> **PROBLEM REQUIREMENTS**:
In this exercise, the entries below include pictures. Repeat exactly the lines from the line with "What Apache ECharts" to the line with "const axisNameLines = ['Amount', '(millions)'];", including both, but without the pictures.

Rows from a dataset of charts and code
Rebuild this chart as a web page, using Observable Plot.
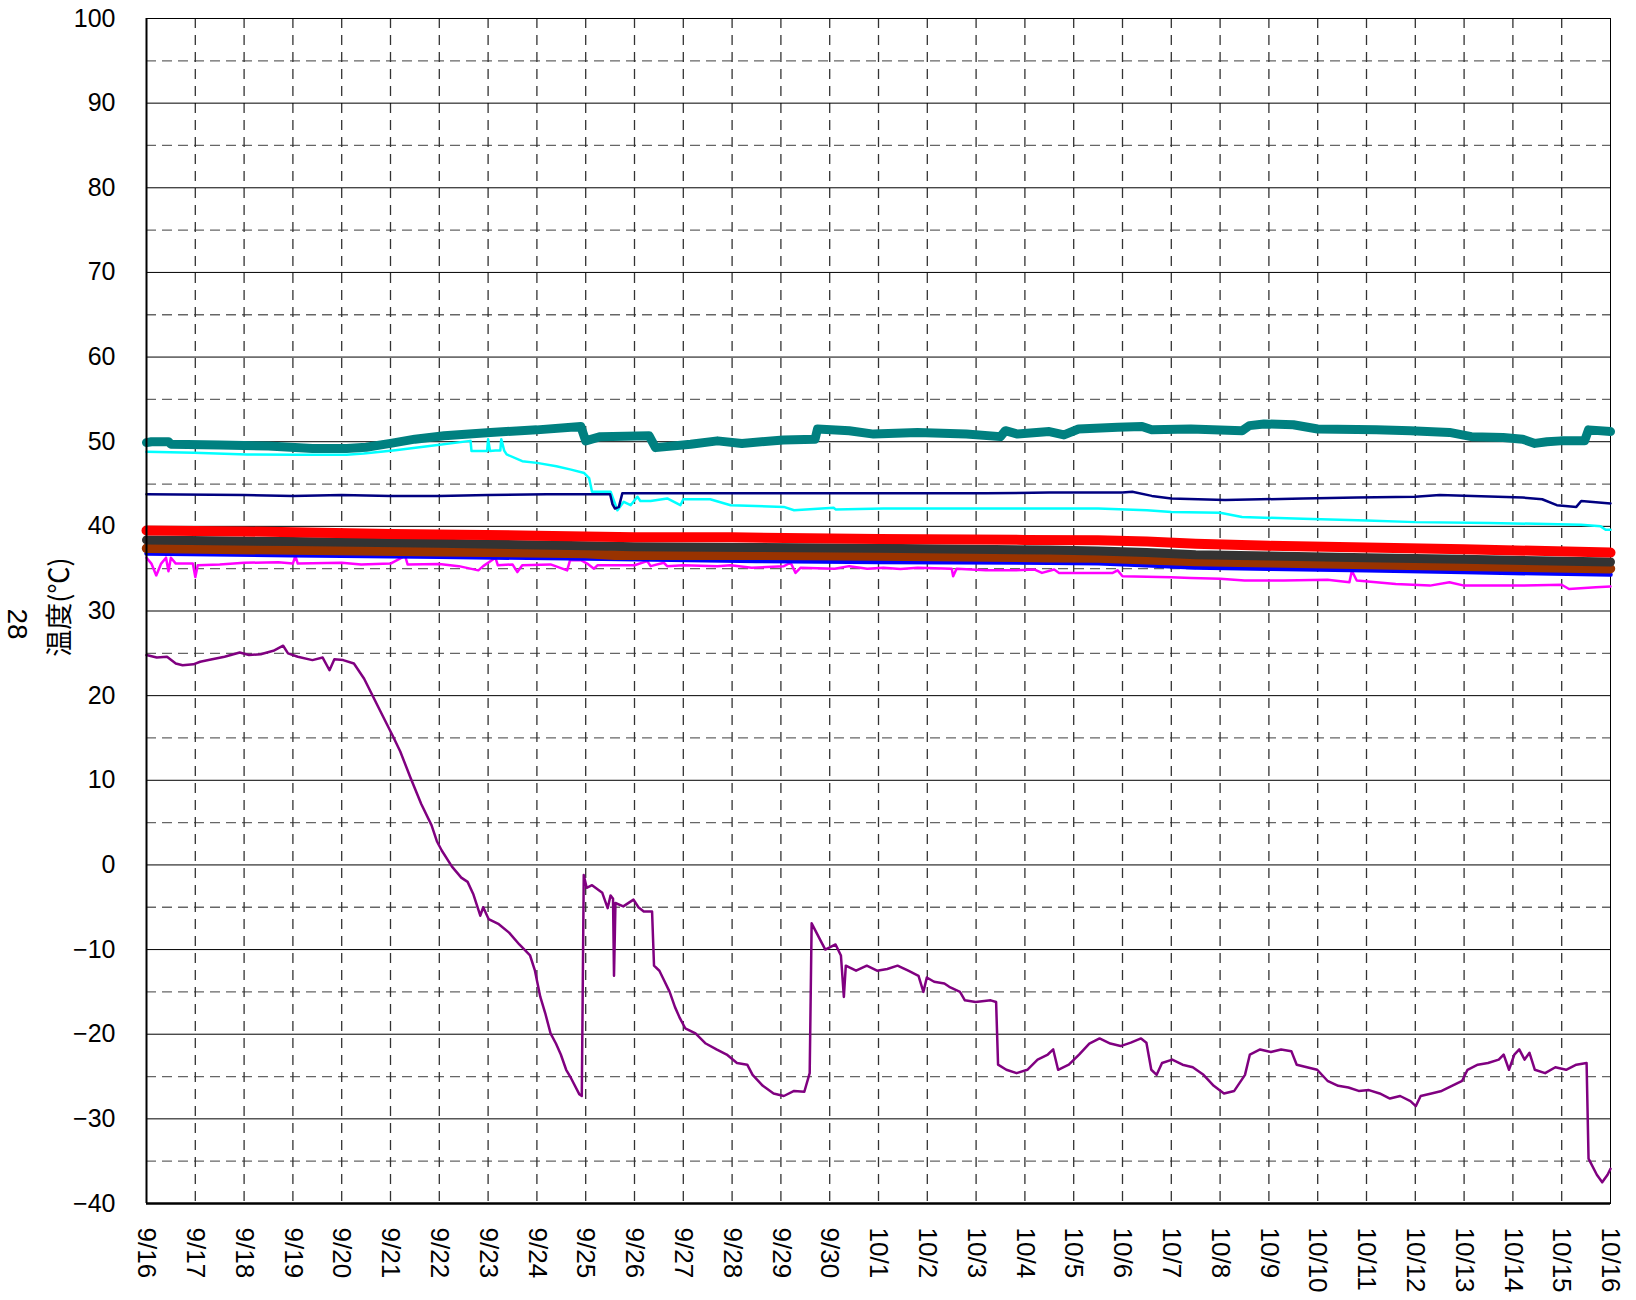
<!DOCTYPE html>
<html>
<head>
<meta charset="utf-8">
<script src="https://cdn.jsdelivr.net/npm/d3@7"></script>
<script src="https://cdn.jsdelivr.net/npm/@observablehq/plot@0.6"></script>
<style>
  html, body { margin: 0; padding: 0; background: #fff; }
  #chart { width: 1636px; height: 1300px; }
</style>
</head>
<body>
<div id="chart"></div>
<script>
// ---- tick labels ----
const dayLabels = ["9/16","9/17","9/18","9/19","9/20","9/21","9/22","9/23","9/24","9/25","9/26","9/27","9/28","9/29","9/30",
  "10/1","10/2","10/3","10/4","10/5","10/6","10/7","10/8","10/9","10/10","10/11","10/12","10/13","10/14","10/15","10/16"];
const yMajorTicks = [-40,-30,-20,-10,0,10,20,30,40,50,60,70,80,90,100];
const yMinorTicks = [-35,-25,-15,-5,5,15,25,35,45,55,65,75,85,95];
const yTitle = "温度(℃)";
const sideLabel = "28";

// ---- series (days since 9/16, temperature °C) ----
const tealDays  = [0,0.1,0.45,0.5,1.5,2.5,3.4,4.1,4.5,5.0,5.5,6.1,7.05,8.0,8.9,9.0,9.3,10.3,10.43,11.15,11.7,12.2,13.05,13.7,13.75,14.4,14.9,15.8,16.8,17.5,17.6,17.85,18.5,18.8,19.1,19.9,20.4,20.6,21.4,22.45,22.6,22.9,23.5,24.0,25.2,25.9,26.7,27.15,27.8,28.2,28.45,28.7,28.98,29.47,29.55,30];
const tealTemps = [49.9,50.0,50.0,49.7,49.6,49.5,49.2,49.2,49.35,49.8,50.3,50.7,51.1,51.4,51.8,50.1,50.6,50.7,49.3,49.7,50.1,49.8,50.2,50.3,51.5,51.3,50.9,51.1,50.9,50.6,51.3,50.9,51.2,50.8,51.5,51.7,51.8,51.4,51.5,51.3,51.9,52.1,52.0,51.5,51.4,51.3,51.1,50.6,50.5,50.3,49.8,50.0,50.1,50.1,51.4,51.2];

const cyanDays  = [0,0.97,2.06,3.08,4.1,4.45,5.1,5.8,6.64,6.66,6.98,7.0,7.04,7.15,7.25,7.27,7.33,7.38,7.7,8.0,8.4,8.7,8.97,9.07,9.13,9.51,9.65,9.78,9.92,10.06,10.12,10.33,10.67,10.94,11.0,11.55,11.97,13.06,13.27,14.08,14.12,15.1,17.5,18.5,19.5,20.5,21.0,22.0,22.45,23.7,25.0,26.0,27.5,29.4,29.8,29.9,30];
const cyanTemps = [48.8,48.7,48.5,48.45,48.45,48.6,49.0,49.5,50.1,48.9,48.9,50.3,48.9,48.95,48.95,50.3,48.95,48.5,47.7,47.5,47.1,46.7,46.3,45.7,44.1,44.1,41.9,42.9,42.5,43.5,43.0,43.0,43.3,42.5,43.2,43.2,42.5,42.3,41.9,42.2,42.0,42.1,42.1,42.1,42.1,41.9,41.7,41.6,41.1,40.9,40.7,40.5,40.4,40.2,40.0,39.6,39.6];

const navyDays  = [0,2.0,3.0,4.0,5.0,6.0,7.0,8.2,9.5,9.55,9.6,9.68,9.75,12.0,15.0,17.2,18.5,20.0,20.2,20.6,21.0,22.1,23.7,24.8,26.0,26.5,28.2,28.6,28.9,29.3,29.4,30];
const navyTemps = [43.8,43.7,43.6,43.7,43.6,43.6,43.7,43.8,43.8,42.6,42.1,42.3,43.9,43.9,43.9,43.9,44.0,44.0,44.1,43.6,43.3,43.1,43.3,43.4,43.5,43.7,43.4,43.2,42.5,42.3,43.0,42.7];

const redDays   = [0,2,5,8,10,12,15,18,19.5,20.5,21.5,23,25,27,30];
const redTemps  = [39.5,39.4,39.1,38.9,38.7,38.7,38.5,38.4,38.35,38.2,37.95,37.7,37.5,37.3,36.9];

const grayDays  = [0,3,6,9,10,12.5,15,18.5,19.5,20.5,21.5,23,25,27,30];
const grayTemps = [38.4,38.2,38.0,37.7,37.6,37.5,37.4,37.2,37.1,36.9,36.65,36.5,36.3,36.1,35.8];

const orangeDays  = [0,5,10,15,19.5,21.5,25,30];
const orangeTemps = [37.9,37.6,37.2,37.0,36.7,36.2,35.9,35.4];

const greenDays  = [0,5,10,15,19.5,21.5,25,30];
const greenTemps = [37.6,37.3,36.9,36.7,36.5,36.0,35.7,35.2];

const yellowDays  = [0,5,10,15,19.5,21.5,25,30];
const yellowTemps = [37.5,37.2,36.8,36.6,36.4,35.9,35.6,35.1];

const brownDays  = [0,3,6,9,9.6,12.5,15,18.5,19.5,20.5,21.5,23,25,27,30];
const brownTemps = [37.4,37.2,37.0,36.8,36.6,36.6,36.5,36.3,36.25,36.05,35.85,35.7,35.5,35.3,35.0];

const blueDays  = [0,3,6,9,12.5,15,18.5,19.5,20.5,21.5,23,25,27,30];
const blueTemps = [36.8,36.6,36.4,36.2,35.9,35.8,35.7,35.65,35.4,35.15,35.0,34.8,34.6,34.3];

const magentaDays  = [0,0.1,0.2,0.3,0.4,0.45,0.5,0.6,0.95,1.0,1.05,1.5,2.0,2.7,3.0,3.05,3.1,4.0,4.4,5.0,5.3,5.35,6.0,6.4,6.8,6.9,7.15,7.2,7.5,7.6,7.7,8.28,8.62,8.68,8.9,9.03,9.17,9.24,10.0,10.26,10.33,10.6,10.67,11.0,11.7,11.97,12.4,13.06,13.2,13.3,13.4,14.1,14.4,14.77,15.1,15.45,15.8,16.5,16.53,16.6,17.2,17.8,18.2,18.35,18.6,18.7,19.8,19.9,20.0,21.0,21.4,22.0,22.5,23.3,24.2,24.65,24.7,24.8,25.6,26.3,26.7,27.0,28.2,29.0,29.15,29.7,30];
const magentaTemps = [36.3,35.6,34.2,35.6,36.3,34.7,36.3,35.6,35.6,34.0,35.4,35.5,35.7,35.75,35.6,36.5,35.6,35.7,35.5,35.6,36.5,35.5,35.55,35.3,34.8,35.3,36.3,35.4,35.5,34.6,35.4,35.5,34.8,36.0,36.0,35.6,35.0,35.4,35.4,35.9,35.3,35.7,35.3,35.4,35.3,35.4,35.1,35.3,35.7,34.5,35.1,35.0,35.3,35.0,35.1,34.95,35.1,35.0,34.1,35.0,34.8,34.8,34.9,34.5,34.9,34.5,34.5,34.8,34.1,34.0,33.9,33.8,33.6,33.6,33.7,33.4,34.75,33.6,33.2,33.0,33.4,33.0,33.0,33.1,32.6,32.8,32.9];

const purpleDays = [0,0.21,0.42,0.6,0.74,0.96,1.1,1.27,1.6,1.91,2.1,2.34,2.6,2.8,2.9,3.1,3.4,3.61,3.75,3.85,4.03,4.25,4.46,4.78,5.05,5.2,5.41,5.63,5.84,5.95,6.05,6.26,6.45,6.58,6.7,6.79,6.84,6.9,7.01,7.22,7.43,7.64,7.86,7.96,8.07,8.17,8.28,8.39,8.49,8.6,8.7,8.87,8.92,8.96,9.02,9.13,9.34,9.45,9.51,9.56,9.58,9.61,9.77,9.98,10.08,10.19,10.36,10.40,10.51,10.62,10.72,10.83,10.93,11.04,11.25,11.46,11.68,11.89,12.1,12.31,12.42,12.63,12.85,13.06,13.27,13.48,13.59,13.63,13.8,13.91,14.12,14.23,14.29,14.33,14.54,14.76,14.97,15.18,15.39,15.61,15.82,15.92,15.99,16.14,16.35,16.45,16.67,16.77,16.99,17.3,17.41,17.45,17.62,17.83,18.05,18.26,18.47,18.58,18.68,18.9,19.11,19.32,19.53,19.75,19.96,20.17,20.38,20.49,20.59,20.7,20.81,21.02,21.23,21.44,21.66,21.87,22.08,22.29,22.51,22.61,22.82,23.04,23.25,23.46,23.57,23.78,23.99,24.2,24.42,24.63,24.84,25.05,25.27,25.48,25.69,25.9,26.01,26.11,26.33,26.54,26.75,26.96,27.07,27.28,27.49,27.71,27.81,27.92,28.03,28.13,28.24,28.34,28.45,28.66,28.87,29.09,29.3,29.51,29.55,29.72,29.83,29.94,30];
const purpleTemps = [24.8,24.5,24.6,23.8,23.6,23.7,24.0,24.2,24.6,25.1,24.8,24.9,25.3,25.9,25.0,24.6,24.2,24.5,23.0,24.3,24.2,23.8,22.0,18.3,15.2,13.4,10.3,7.2,4.7,2.8,1.7,-0.2,-1.5,-2.0,-3.5,-5.1,-6.0,-5.0,-6.4,-7.0,-8.0,-9.4,-10.7,-12.5,-15.6,-17.5,-19.9,-21.1,-22.4,-24.2,-25.2,-27.1,-27.3,-1.2,-2.7,-2.4,-3.3,-5.1,-3.6,-4.0,-13.1,-4.5,-4.9,-4.1,-5.0,-5.5,-5.5,-11.9,-12.5,-13.8,-15.0,-16.8,-18.1,-19.3,-19.9,-21.1,-21.8,-22.4,-23.4,-23.6,-24.8,-26.1,-27.0,-27.3,-26.7,-26.8,-24.6,-6.9,-8.8,-10.0,-9.4,-10.7,-15.6,-11.9,-12.5,-11.9,-12.5,-12.3,-11.9,-12.5,-13.1,-15.0,-13.3,-13.8,-14.0,-14.4,-15.0,-16.0,-16.2,-16.0,-16.2,-23.6,-24.2,-24.6,-24.2,-23.0,-22.4,-21.8,-24.2,-23.6,-22.4,-21.1,-20.5,-21.1,-21.4,-21.0,-20.5,-21.0,-24.2,-24.8,-23.4,-23.0,-23.6,-23.9,-24.8,-26.1,-27.0,-26.7,-24.8,-22.4,-21.8,-22.1,-21.8,-22.0,-23.6,-23.9,-24.2,-25.5,-26.1,-26.3,-26.7,-26.6,-27.0,-27.6,-27.3,-27.9,-28.5,-27.3,-27.0,-26.7,-26.1,-25.5,-24.2,-23.6,-23.4,-23.0,-22.4,-24.2,-22.4,-21.8,-23.0,-22.2,-24.2,-24.6,-23.9,-24.2,-23.6,-23.4,-34.7,-36.6,-37.5,-36.6,-35.9];

// ---- styling per series (draw order: first drawn at the bottom) ----
const seriesStyle = [
  {days: magentaDays, temps: magentaTemps, color: "#FF00FF", width: 2.5},
  {days: blueDays,    temps: blueTemps,    color: "#0000FF", width: 4.5},
  {days: yellowDays,  temps: yellowTemps,  color: "#FFCC00", width: 2.5},
  {days: greenDays,   temps: greenTemps,   color: "#00CC00", width: 2.5},
  {days: orangeDays,  temps: orangeTemps,  color: "#FF6600", width: 2.5},
  {days: brownDays,   temps: brownTemps,   color: "#993300", width: 9.5},
  {days: grayDays,    temps: grayTemps,    color: "#333333", width: 9},
  {days: redDays,     temps: redTemps,     color: "#FF0000", width: 10},
  {days: cyanDays,    temps: cyanTemps,    color: "#00FFFF", width: 2.5},
  {days: navyDays,    temps: navyTemps,    color: "#000080", width: 2.5},
  {days: tealDays,    temps: tealTemps,    color: "#008080", width: 9},
  {days: purpleDays,  temps: purpleTemps,  color: "#800080", width: 2.5}
];

const toRows = (days, temps) => days.map((d, i) => ({t: d, v: temps[i]}));

const fontLatin = "'Liberation Sans', Arial, Helvetica, sans-serif";

const lineMarks = seriesStyle.map(s =>
  Plot.line(toRows(s.days, s.temps), {
    x: "t", y: "v", stroke: s.color, strokeWidth: s.width,
    strokeLinejoin: "round", strokeLinecap: "round"
  })
);

const chart = Plot.plot({
  width: 1636,
  height: 1300,
  marginLeft: 146,
  marginRight: 26,
  marginTop: 18,
  marginBottom: 97,
  style: {fontFamily: fontLatin, fontSize: "25px", background: "#fff", color: "#000"},
  x: {type: "linear", domain: [0, 30]},
  y: {domain: [-40, 100]},
  marks: [
    Plot.ruleY(yMinorTicks, {stroke: "#666", strokeWidth: 1.3, strokeDasharray: "10,6"}),
    Plot.ruleX(d3.range(1, 30), {stroke: "#333", strokeWidth: 1.3, strokeDasharray: "10,7"}),
    Plot.ruleY(yMajorTicks.filter(v => v > -40 && v < 100), {stroke: "#000", strokeWidth: 1}),
    Plot.frame({stroke: "#000", strokeWidth: 1}),
    ...lineMarks,
    Plot.ruleX([0], {stroke: "#000", strokeWidth: 2}),
    Plot.ruleY([-40], {stroke: "#000", strokeWidth: 2.5}),
    Plot.axisY(yMajorTicks, {tickSize: 0, tickPadding: 31, fontSize: 25, fontFamily: fontLatin, label: null}),
    Plot.axisX(d3.range(0, 31), {
      tickFormat: i => dayLabels[i], tickRotate: 90, tickSize: 0, tickPadding: 24,
      fontSize: 26, fontFamily: fontLatin, label: null
    }),
    Plot.text([yTitle], {frameAnchor: "left", textAnchor: "middle", dx: -86, dy: -4, rotate: -90, fontSize: 27,
      fontFamily: "'Noto Sans CJK JP', sans-serif", fill: "#000"}),
    Plot.text([sideLabel], {frameAnchor: "left", textAnchor: "middle", dx: -130, dy: 13, rotate: 90, fontSize: 28,
      fontFamily: fontLatin, fill: "#000"})
  ]
});

document.getElementById("chart").appendChild(chart);
</script>
</body>
</html>
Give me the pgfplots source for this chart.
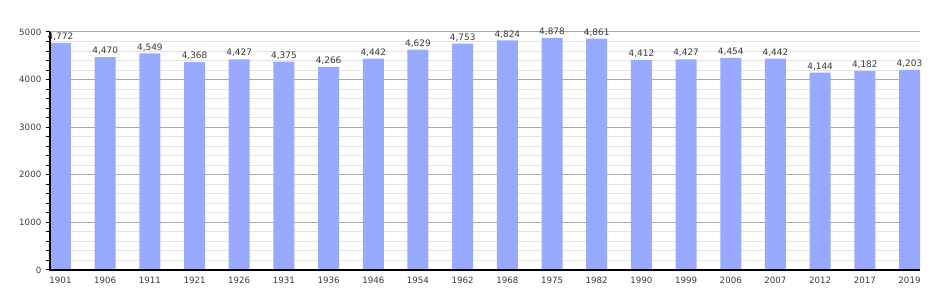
\documentclass[border=0pt]{standalone}
\usepackage{pgfplots}
\pgfplotsset{compat=1.18}
\usepackage{fontspec}
\setmainfont{DejaVu Sans}
\definecolor{barblue}{HTML}{98AAFF}
\definecolor{majgrid}{HTML}{A8A8A8}
\definecolor{mingrid}{HTML}{E4E4E4}
\definecolor{txt}{HTML}{3A3A3A}
\begin{document}
\begin{tikzpicture}[x=1pt,y=1pt]
\begin{axis}[
  scale only axis,
  width=652.5pt, height=178.5pt,
  ymin=0, ymax=5000,
  xmin=-0.235, xmax=19.235,
  ytick={0,1000,2000,3000,4000,5000},
  minor ytick={200,400,600,800,1200,1400,1600,1800,2200,2400,2600,2800,3200,3400,3600,3800,4200,4400,4600,4800},
  ymajorgrids, yminorgrids,
  major grid style={majgrid, line width=0.75pt},
  minor grid style={mingrid, line width=0.75pt},
  axis x line*=bottom, axis y line*=left,
  axis line style={draw=none, -},
  xtick=data,
  xticklabels={1901,1906,1911,1921,1926,1931,1936,1946,1954,1962,1968,1975,1982,1990,1999,2006,2007,2012,2017,2019},
  xtick style={draw=none},
  ytick style={black, line width=0.75pt},
  tick align=outside,
  major tick length=3pt, minor tick length=3pt,
  tick label style={font=\fontsize{6.5}{7}\selectfont, text=txt},
  xticklabel style={yshift=1.5pt},
  /pgf/number format/assume math mode=true,
  yticklabel style={/pgf/number format/.cd, 1000 sep={}, fixed},
  ybar, bar width=15.75pt, bar shift=0pt,
  clip=false,
  nodes near coords,
  every node near coord/.append style={font=\fontsize{6.7}{7}\selectfont, text=txt, inner sep=1.5pt, /pgf/number format/1000 sep={,}},
]
\addplot[fill=barblue, draw=none] coordinates {
(0,4772) (1,4470) (2,4549) (3,4368) (4,4427) (5,4375) (6,4266) (7,4442) (8,4629) (9,4753)
(10,4824) (11,4878) (12,4861) (13,4412) (14,4427) (15,4454) (16,4442) (17,4144) (18,4182) (19,4203)};
\draw[black, line width=0.9pt] (rel axis cs:0,1) -- (rel axis cs:0,0) -- (rel axis cs:1,0);
\path[use as bounding box] (rel axis cs:-0.05747,-0.12605) rectangle (rel axis cs:1.03448,1.13445);
\end{axis}
\end{tikzpicture}
\end{document}
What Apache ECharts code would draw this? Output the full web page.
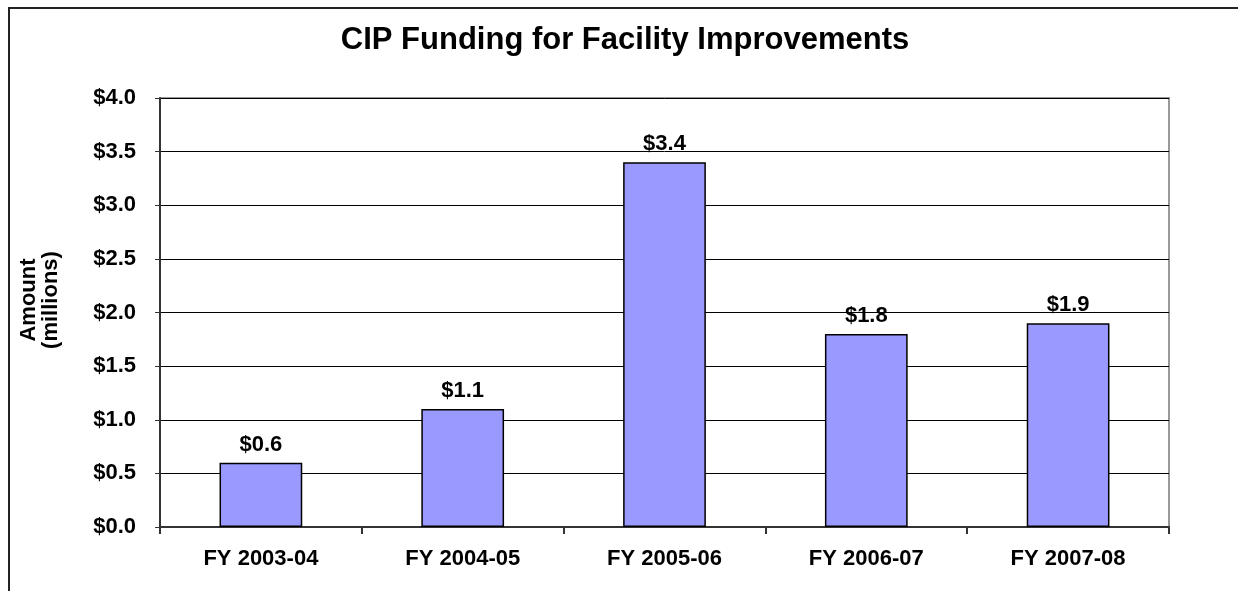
<!DOCTYPE html>
<html>
<head>
<meta charset="utf-8">
<script src="https://cdn.jsdelivr.net/npm/echarts@6/dist/echarts.min.js"></script>
<style>
html,body{margin:0;padding:0;background:#fff;}
#chart{width:1238px;height:591px;}
</style>
</head>
<body>
<div id="chart"></div>
<script>
const categories = ['FY 2003-04', 'FY 2004-05', 'FY 2005-06', 'FY 2006-07', 'FY 2007-08'];
const amounts = [0.6, 1.1, 3.4, 1.8, 1.9];
const yTicks = { min: 0, max: 4, interval: 0.5 };
const titleText = 'CIP Funding for Facility Improvements';
const axisNameLines = ['Amount', '(millions)'];

const FONT = '"Liberation Sans", Arial, sans-serif';
const chart = echarts.init(document.getElementById('chart'), null, { renderer: 'canvas' });
chart.setOption({
  animation: false,
  backgroundColor: '#ffffff',
  title: {
    text: titleText,
    left: 620, top: 20, textAlign: 'center',
    textStyle: { fontFamily: FONT, fontWeight: 'bold', fontSize: 31, color: '#000' }
  },
  graphic: [
    { type: 'rect', shape: { x: 9, y: 8, width: 1400, height: 800 },
      style: { fill: null, stroke: '#222', lineWidth: 2 }, silent: true },
    { type: 'text', x: 40, y: 300, rotation: Math.PI / 2,
      style: { text: axisNameLines.join('\n'), fontFamily: FONT, fontWeight: 'bold', fontSize: 22,
        fill: '#000', align: 'center', verticalAlign: 'middle', lineHeight: 22 } }
  ],
  grid: { left: 160, right: 69, top: 98, bottom: 64, show: true, borderColor: '#999', borderWidth: 2, backgroundColor: '#fff' },
  xAxis: {
    type: 'category', data: categories,
    axisLine: { lineStyle: { color: '#333', width: 2 } },
    axisTick: { show: true, length: 7, lineStyle: { color: '#333', width: 2 } },
    axisLabel: { fontFamily: FONT, fontWeight: 'bold', fontSize: 22, color: '#000', margin: 21 },
    splitLine: { show: false }
  },
  yAxis: {
    type: 'value', min: yTicks.min, max: yTicks.max, interval: yTicks.interval,
    axisLine: { show: true, lineStyle: { color: '#333', width: 2 } },
    axisTick: { show: true, length: 5, lineStyle: { color: '#333', width: 1 } },
    axisLabel: { fontFamily: FONT, fontWeight: 'bold', fontSize: 22, color: '#000', margin: 24,
      formatter: v => '$' + v.toFixed(1) },
    splitLine: { show: true, lineStyle: { color: '#000', width: 1 } }
  },
  series: [{
    type: 'bar', data: amounts, barWidth: '41%',
    itemStyle: { color: '#9999FF', borderColor: '#000', borderWidth: 1.5 },
    label: { show: true, position: 'top', distance: 7, fontFamily: FONT, fontWeight: 'bold', fontSize: 22, color: '#000',
      formatter: p => '$' + p.value.toFixed(1) }
  }]
});
</script>
</body>
</html>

> **OUTPUT OF THE EXERCISE**:
What Apache ECharts code would draw this? Output the full web page.
<!DOCTYPE html>
<html>
<head>
<meta charset="utf-8">
<script src="https://cdn.jsdelivr.net/npm/echarts@6/dist/echarts.min.js"></script>
<style>
html,body{margin:0;padding:0;background:#fff;}
#chart{width:1238px;height:591px;}
</style>
</head>
<body>
<div id="chart"></div>
<script>
const categories = ['FY 2003-04', 'FY 2004-05', 'FY 2005-06', 'FY 2006-07', 'FY 2007-08'];
const amounts = [0.6, 1.1, 3.4, 1.8, 1.9];
const yTicks = { min: 0, max: 4, interval: 0.5 };
const titleText = 'CIP Funding for Facility Improvements';
const axisNameLines = ['Amount', '(millions)'];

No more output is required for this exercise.